Yes and no - it depends on the state you are in (some states have done awawy with the wigs) or if it federal, if it's local court, coroners court, supreme, or high court.

They still wear robes in the US that is just as feudal.


I would say over rather than under qualified. My Dad who is at retirement age and can if he wishes take a pension ( the benefit of living in an evil socialist country) would much prefer to work and is looking for a part time job. He not as mobile as he once was after an illness, but he has so many qualifications and was a project manager for an international construction company, he gets nocked back a lot, primarily because people tell him he will get bored, he is too qualified.


As a former HR professional you all should know that most HR people do the screening but the actual yes or no comes from the person who would be supervising the applicant. The hiring manager can recommend and give you who is qualified but usually the decision is not in their hands. I'm not saying this is the case in this situation but it is like that a lot.

Also I am personally of the opinion having seen what I have that experience AND degrees do not amount for crap in most situations. The most successful hiring is behavioral based hiring where you look and judge the person not by what is on their resume but by what kind of worker they will be based upon behavioral indicators.

Basically resumes and degrees get you in the door with me but your behavior and interview are what get you the job.

...and yeah the binder comment was ridiculous as well as a lie.


imimrtl wrote:

The most successful hiring is behavioral based hiring where you look and judge the person not by what is on their resume but by what kind of worker they will be based upon behavioral indicators.

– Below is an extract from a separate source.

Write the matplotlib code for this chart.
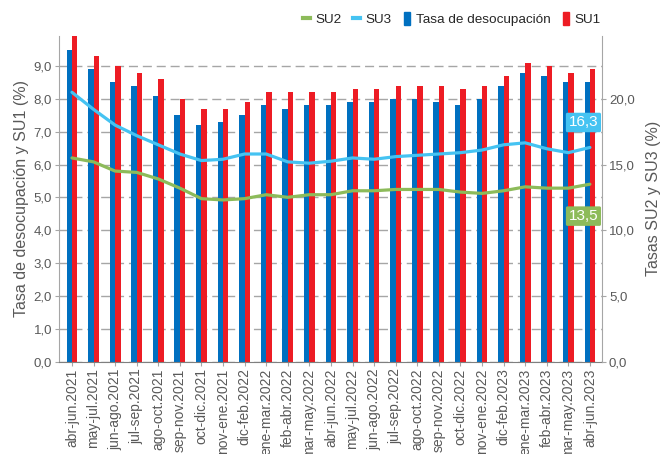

Basically resumes and degrees get you in the door with me but your behavior and interview are what get you the job.

That sounds counterintuitive. How can you really understand somebody based on behavior until you've been around them for hours and hours (in other words, until AFTER you've given them the job).

Unless I am fiending for another hit, I have a hard time believing you can tell everything about me by the way I seat myself in an uncomfortable chair set three inches lower than your own.

Also, how would an experienced person have acquired all those skills and experience if they were not easy to work with and good at their jobs? That's counterintuitive, too.


Bruunwald wrote:
imimrtl wrote:

The most successful hiring is behavioral based hiring where you look and judge the person not by what is on their resume but by what kind of worker they will be based upon behavioral indicators.

Basically resumes and degrees get you in the door with me but your behavior and interview are what get you the job.

That sounds counterintuitive. How can you really understand somebody based on behavior until you've been around them for hours and hours (in other words, until AFTER you've given them the job).

Unless I am fiending for another hit, I have a hard time believing you can tell everything about me by the way I seat myself in an uncomfortable chair set three inches lower than your own.

Also, how would an experienced person have acquired all those skills and experience if they were not easy to work with and good at their jobs? That's counterintuitive, too.

There are good questions you can ask. If you know the questions ahead of time, you can prepare a good answer, but you might not know what answer I'm looking for. I did a little bit of HR hiring, but where I actually honed the skill of interviewing applicants was recruiting for my old WoW guild.

Basically it involves asking questions where you tell me a story about past experiences. Asking about your favorite boss, and then later about a boss you didn't like, I can learn a lot about what kind of boss you will or won't get along with. I don't learn everything, but I learn a lot.


Well, the fifteen traditional interview questions (you know, where do you see yourself in five years, what are your strong and weak sides, what do you know about this company and so on) have actually been shown to have little to no relation to employee performance, except for one.

What do you know about this company?

The only data you can extract from this is that the person has taken the time to do some basic research on you. It correlates to a tiny plus.

The other questions are questionable due to the ease of lying/giving you what you want to hear.

The Exchange

It doesn't help that many care more about college giving you a piece of paper than years of actually doing the damn job

Sovereign Court

Hang on, this is Paizo, right?

Your mum needs to stop fighting goblins and move on to gnolls and orcs, otherwise she'll take an age to level-up!

Shadow Lodge

Maybe "you don't have enough experience" was code for "we don't want you spouting nonsense conspiracy theories at us all day long". Assuming that kind of thing runs in the family.